The Catholic Church has essentially dictated when a person must interpret Scripture literally and when they cannot. And any interpretation to the contrary - even if there is a reasonable logical support for that contrary conclusion - is heretical and must be avoided.
How is that not the Catholic Church dictating how scripture must be interpreted? We have the Catholic Church explicitly stating that you must follow the teachings and dictates of the Church, and that you cannot reach different conclusions, and that you must interpret literally when told to do so, and symbolically/figuratively when told so.
Seems to me to be pretty cut-and-dried; the Catholic Church is - according to its own dogma - the sole arbiter of how to read and interpret scripture.
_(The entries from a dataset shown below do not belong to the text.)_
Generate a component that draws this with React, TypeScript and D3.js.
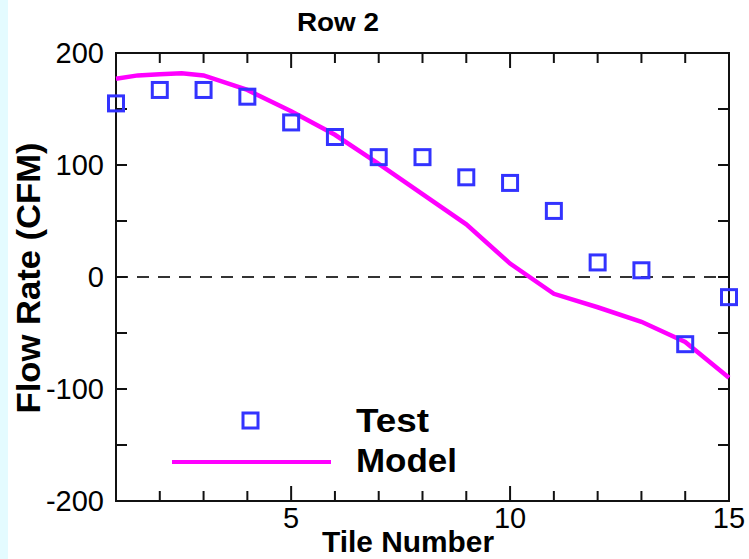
import React from 'react';
import * as d3 from 'd3';

// tile numbers and measured flow (squares)
const tiles = [1, 2, 3, 4, 5, 6, 7, 8, 9, 10, 11, 12, 13, 14, 15];
const testFlow = [155, 167, 167, 161, 138, 125, 107, 107, 89, 84, 59, 13, 6, -60, -18];

// model curve
const modelX = [1, 1.5, 2, 2.5, 3, 4, 5, 6, 7, 8, 9, 10, 11, 12, 13, 14, 15];
const modelFlow = [177, 180, 181, 182, 180, 167, 148, 127, 101, 74, 47, 12, -15, -27, -40, -58, -90];

const xTickLabels = [5, 10, 15];
const yTickLabels = [-200, -100, 0, 100, 200];

const W = 749;
const H = 559;
const font = 'Liberation Sans, Arial, Helvetica, sans-serif';

const App = () => {
  const x = d3.scaleLinear().domain([1, 15]).range([116, 729]);
  const y = d3.scaleLinear().domain([-200, 200]).range([501, 53]);

  const line = d3.line<number>()
    .x((_, i) => x(modelX[i]))
    .y(d => y(d));

  const xMinor = d3.range(1, 16);
  const yMinor = d3.range(-200, 201, 50);

  const [x0, x1] = x.range();
  const [yb, yt] = y.range();

  return (
    <svg width={W} height={H} style={{ position: 'absolute', left: 0, top: 0, background: '#fff' }}>
      <rect x={0} y={0} width={8} height={H} fill="#e4fbff" />

      {/* title */}
      <text x={338} y={31} textAnchor="middle" fontFamily={font} fontWeight="bold" fontSize={26}
        textLength={82} lengthAdjust="spacingAndGlyphs">Row 2</text>

      {/* zero line */}
      <line x1={x0} x2={x1} y1={y(0)} y2={y(0)} stroke="#333" strokeWidth={2} strokeDasharray="12,9" />

      {/* ticks, inward on all four sides */}
      {xMinor.map(t => {
        const len = t % 5 === 0 ? 15 : 10;
        return (
          <g key={'xt' + t} stroke="#111" strokeWidth={2}>
            <line x1={x(t)} x2={x(t)} y1={yb} y2={yb - len} />
            <line x1={x(t)} x2={x(t)} y1={yt} y2={yt + len} />
          </g>
        );
      })}
      {yMinor.map(t => (
        <g key={'yt' + t} stroke="#111" strokeWidth={2}>
          <line x1={x0} x2={x0 + 11} y1={y(t)} y2={y(t)} />
          <line x1={x1} x2={x1 - 11} y1={y(t)} y2={y(t)} />
        </g>
      ))}

      {/* frame */}
      <rect x={x0} y={yt} width={x1 - x0} height={yb - yt} fill="none" stroke="#111" strokeWidth={2} />

      {/* model */}
      <path d={line(modelFlow) || ''} fill="none" stroke="#ff00ff" strokeWidth={4.5} />

      {/* test squares */}
      {testFlow.map((v, i) => (
        <rect key={'s' + i} x={x(tiles[i]) - 7.5} y={y(v) - 7.5} width={15} height={15}
          fill="none" stroke="#3333ff" strokeWidth={3} />
      ))}

      {/* tick labels */}
      {yTickLabels.map(t => (
        <text key={'yl' + t} x={104} y={y(t)} dy="0.36em" textAnchor="end" fontFamily={font} fontSize={29}>{t}</text>
      ))}
      {xTickLabels.map(t => (
        <text key={'xl' + t} x={x(t)} y={528} textAnchor="middle" fontFamily={font} fontSize={29}>{t}</text>
      ))}

      {/* axis titles */}
      <text x={408} y={552} textAnchor="middle" fontFamily={font} fontWeight="bold" fontSize={30}
        textLength={172} lengthAdjust="spacingAndGlyphs">Tile Number</text>
      <text transform="translate(40,278) rotate(-90)" textAnchor="middle" fontFamily={font} fontWeight="bold"
        fontSize={33} textLength={271} lengthAdjust="spacingAndGlyphs">Flow Rate (CFM)</text>

      {/* legend */}
      <rect x={243} y={413} width={15} height={15} fill="none" stroke="#3333ff" strokeWidth={3} />
      <text x={356} y={432} fontFamily={font} fontWeight="bold" fontSize={33} textLength={73} lengthAdjust="spacingAndGlyphs">Test</text>
      <line x1={172} x2={331} y1={462} y2={462} stroke="#ff00ff" strokeWidth={4} />
      <text x={356} y={472} fontFamily={font} fontWeight="bold" fontSize={33} textLength={101} lengthAdjust="spacingAndGlyphs">Model</text>
    </svg>
  );
};

export default App;
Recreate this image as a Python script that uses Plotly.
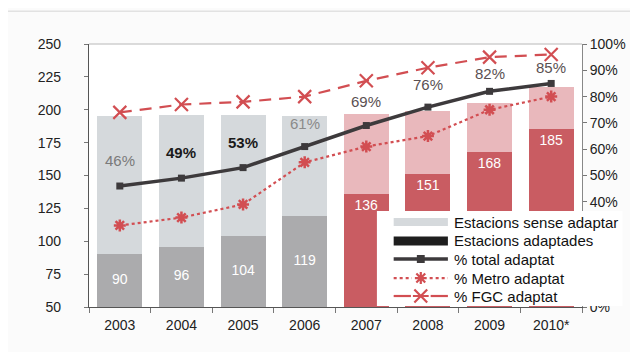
import plotly.graph_objects as go

years = ["2003", "2004", "2005", "2006", "2007", "2008", "2009", "2010*"]
adapted = [90, 96, 104, 119, 136, 151, 168, 185]
unadapted = [105, 100, 92, 76, 61, 48, 37, 32]
pct_total = [46, 49, 53, 61, 69, 76, 82, 85]
pct_metro = [31, 34, 39, 55, 61, 65, 75, 80]
pct_fgc = [74, 77, 78, 80, 86, 91, 95, 96]
pct_labels = ["46%", "49%", "53%", "61%", "69%", "76%", "82%", "85%"]
right_ticks = [0, 40, 50, 60, 70, 80, 90, 100]   # 10-30% sit behind the legend box
right_tick_text = ["0%", "40%", "50%", "60%", "70%", "80%", "90%", "100%"]
legend_names = ["Estacions sense adaptar", "Estacions adaptades",
                "% total adaptat", "% Metro adaptat", "% FGC adaptat"]

Y_MIN, Y_MAX = 50, 250
is_fgc = [False, False, False, False, True, True, True, True]

RED = "#d24e52"
DARK = "#3d3a3c"
col_adapted = ["#c95c62" if f else "#ababad" for f in is_fgc]
col_unadapted = ["#e9b8bc" if f else "#d5d9dc" for f in is_fgc]

fig = go.Figure()

fig.add_trace(go.Bar(
    x=years, y=adapted, marker=dict(color=col_adapted, line=dict(width=0)),
    text=[str(v) if f else "" for v, f in zip(adapted, is_fgc)],
    textposition="inside", insidetextanchor="end",
    textfont=dict(color="white", size=14, family="Arial"),
    showlegend=False, hoverinfo="skip"))
fig.add_trace(go.Bar(
    x=years, y=unadapted, marker=dict(color=col_unadapted, line=dict(width=0)),
    showlegend=False, hoverinfo="skip"))

# labels of the grey (Metro-period) adapted bars, centred in the visible part
gx = [y for y, f in zip(years, is_fgc) if not f]
gv = [v for v, f in zip(adapted, is_fgc) if not f]
fig.add_trace(go.Scatter(
    x=gx, y=[(Y_MIN + v) / 2 for v in gv], mode="text",
    text=[str(v) for v in gv],
    textfont=dict(color="white", size=14, family="Arial"),
    showlegend=False, hoverinfo="skip"))

fig.add_trace(go.Scatter(
    x=years, y=pct_total, yaxis="y2", mode="lines+markers",
    line=dict(color=DARK, width=3.5),
    marker=dict(symbol="square", size=7, color=DARK),
    showlegend=False, hoverinfo="skip"))
fig.add_trace(go.Scatter(
    x=years, y=pct_metro, yaxis="y2", mode="lines+markers",
    line=dict(color=RED, width=2.2, dash="dot"),
    marker=dict(symbol="asterisk-open", size=10, line=dict(color=RED, width=2.5)),
    showlegend=False, hoverinfo="skip"))
fig.add_trace(go.Scatter(
    x=years, y=pct_fgc, yaxis="y2", mode="lines+markers",
    line=dict(color=RED, width=2.2, dash="12px,8px"),
    marker=dict(symbol="x-thin-open", size=13, line=dict(color=RED, width=2.2)),
    showlegend=False, hoverinfo="skip"))

label_colors = ["#7a7a7a", "#1a1a1a", "#1a1a1a", "#8a8a8a",
                "#5a5052", "#5a5052", "#5a5052", "#5a5052"]
label_bold = [False, True, True, False, False, False, False, False]
label_shift = [26, 26, 25, 23, 24, 23, 18, 16]
for i, (p, t, c, b, s) in enumerate(zip(pct_total, pct_labels, label_colors, label_bold, label_shift)):
    fig.add_annotation(x=i, y=p, xref="x", yref="y2", yshift=s, showarrow=False,
                       text=f"<b>{t}</b>" if b else t,
                       font=dict(size=15, color=c, family="Arial"))

# faint outer frame + top border of plot
fig.add_shape(type="line", xref="paper", yref="paper", x0=-0.2, x1=1.2, y0=1.125, y1=1.125,
              line=dict(color="#e2e2e2", width=1.5))
fig.add_shape(type="line", xref="paper", yref="paper", x0=0, x1=1, y0=1, y1=1,
              line=dict(color="#cfcfcf", width=1.5))

# ---- hand-built legend (white box over the bars) ----
PW, PH = 500.0, 263.0          # plot area size in px
def px(dx):
    return dx / PW
def py(dy):
    return dy / PH

fig.add_shape(type="rect", xref="paper", yref="paper", layer="above",
              x0=0.584, x1=1.082, y0=0.004, y1=0.365,
              fillcolor="#ffffff", line=dict(width=0))
sx0, sx1, tx = 0.618, 0.728, 0.736
sxc = (sx0 + sx1) / 2
rows = [0.323, 0.251, 0.1825, 0.110, 0.0418]

fig.add_shape(type="rect", xref="paper", yref="paper", layer="above",
              x0=sx0, x1=sx1, y0=rows[0] - py(4), y1=rows[0] + py(4),
              fillcolor="#d5d9dc", line=dict(width=0))
fig.add_shape(type="rect", xref="paper", yref="paper", layer="above",
              x0=sx0, x1=sx1, y0=rows[1] - py(4.5), y1=rows[1] + py(4.5),
              fillcolor="#1e1e1e", line=dict(width=0))
fig.add_shape(type="line", xref="paper", yref="paper", layer="above",
              x0=sx0, x1=sx1, y0=rows[2], y1=rows[2], line=dict(color=DARK, width=3.5))
fig.add_shape(type="rect", xref="paper", yref="paper", layer="above",
              x0=sxc - px(4), x1=sxc + px(4), y0=rows[2] - py(4), y1=rows[2] + py(4),
              fillcolor=DARK, line=dict(width=0))
fig.add_shape(type="line", xref="paper", yref="paper", layer="above",
              x0=sx0, x1=sxc - px(9), y0=rows[3], y1=rows[3], line=dict(color=RED, width=2.2, dash="dot"))
fig.add_shape(type="line", xref="paper", yref="paper", layer="above",
              x0=sxc + px(9), x1=sx1, y0=rows[3], y1=rows[3], line=dict(color=RED, width=2.2, dash="dot"))
ast = (f"M{sxc - px(6)},{rows[3]} L{sxc + px(6)},{rows[3]} "
       f"M{sxc},{rows[3] - py(6)} L{sxc},{rows[3] + py(6)} "
       f"M{sxc - px(4.5)},{rows[3] - py(4.5)} L{sxc + px(4.5)},{rows[3] + py(4.5)} "
       f"M{sxc - px(4.5)},{rows[3] + py(4.5)} L{sxc + px(4.5)},{rows[3] - py(4.5)}")
fig.add_shape(type="path", xref="paper", yref="paper", layer="above", path=ast,
              line=dict(color=RED, width=2.2))
fig.add_shape(type="line", xref="paper", yref="paper", layer="above",
              x0=sx0, x1=sxc - px(10), y0=rows[4], y1=rows[4], line=dict(color=RED, width=2.2))
fig.add_shape(type="line", xref="paper", yref="paper", layer="above",
              x0=sxc + px(10), x1=sx1, y0=rows[4], y1=rows[4], line=dict(color=RED, width=2.2))
xm = (f"M{sxc - px(6.5)},{rows[4] - py(6.5)} L{sxc + px(6.5)},{rows[4] + py(6.5)} "
      f"M{sxc - px(6.5)},{rows[4] + py(6.5)} L{sxc + px(6.5)},{rows[4] - py(6.5)} "
      f"M{sxc - px(8)},{rows[4]} L{sxc + px(8)},{rows[4]}")
fig.add_shape(type="path", xref="paper", yref="paper", layer="above", path=xm,
              line=dict(color=RED, width=2.2))

for name, ry in zip(legend_names, rows):
    fig.add_annotation(x=tx, y=ry, xref="paper", yref="paper", xanchor="left", yanchor="middle",
                       showarrow=False, text=name,
                       font=dict(size=15, color="#111", family="Arial"))

# the page has an 8 px body margin, so the figure is sized/shifted to compensate
fig.update_layout(
    width=630, height=344,
    margin=dict(l=81, r=49, t=36, b=45),
    paper_bgcolor="#fbfbfb", plot_bgcolor="#ffffff",
    barmode="stack", bargap=0.27,
    showlegend=False,
    font=dict(family="Arial", size=14, color="#222"),
    xaxis=dict(type="category", range=[-0.5, len(years) - 0.5],
               showline=True, linecolor="#555", linewidth=1.2,
               ticks="outside", tickson="boundaries", ticklen=5, tickcolor="#777",
               ticklabelstandoff=5,
               tickfont=dict(size=14, color="#222"), showgrid=False),
    yaxis=dict(range=[Y_MIN, Y_MAX], dtick=25, showline=True, linecolor="#555", linewidth=1.2,
               ticks="outside", ticklen=4, tickcolor="#777", showgrid=False, zeroline=False,
               ticklabelstandoff=20,
               tickfont=dict(size=14, color="#222")),
    yaxis2=dict(range=[0, 100], tickmode="array", tickvals=right_ticks, ticktext=right_tick_text,
                overlaying="y", side="right",
                showline=True, linecolor="#888", linewidth=1, ticks="outside", ticklen=4,
                tickcolor="#777", showgrid=False, zeroline=False,
                tickfont=dict(size=14, color="#222")),
)

fig.write_html("out.html")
Now, about sola scriptura, I would merely point you to 2 Tim 3:14-17. Paul explicitly states that the scriptures written and lessons orally taught at the time Timothy was a child were all that were needed to gain the wisdom to be saved. Nothing more, nothing less.
I also know enough of Catholicism to realize that the Catholic Church does not address this section of scripture, probably for the very claim it makes. You do not need additional teachings or writings to gain salvation. In fact, I would recommend a reading through the entire chapter (2 Tim 3) through eyes not colored of any church or dogma, but as a clearly scriptural warning about how institutions and men are corruptible and corrupted.
You push too hard to "prove" that there is no freedom to let the Holy Spirit guide the Catholic believer into the light and truth of the scripture.
The hierarchs are totally correct in drawing the line at some points, for instance the doctrine of the trinity. This doctrine is established in scripture though not explicitly named. To intrep the scripture differently is anathema in the catholic church (lower case intended.) Although there many not be the same hierarchies in Protestant denominations, a set of doctrines and standard bearers exist and the doctrine of the trinity is similarly established and maintained.
I think that we both agree with the understanding that sola scriptura does not ignore Christian history and tradition when seeking to understand the Scripture.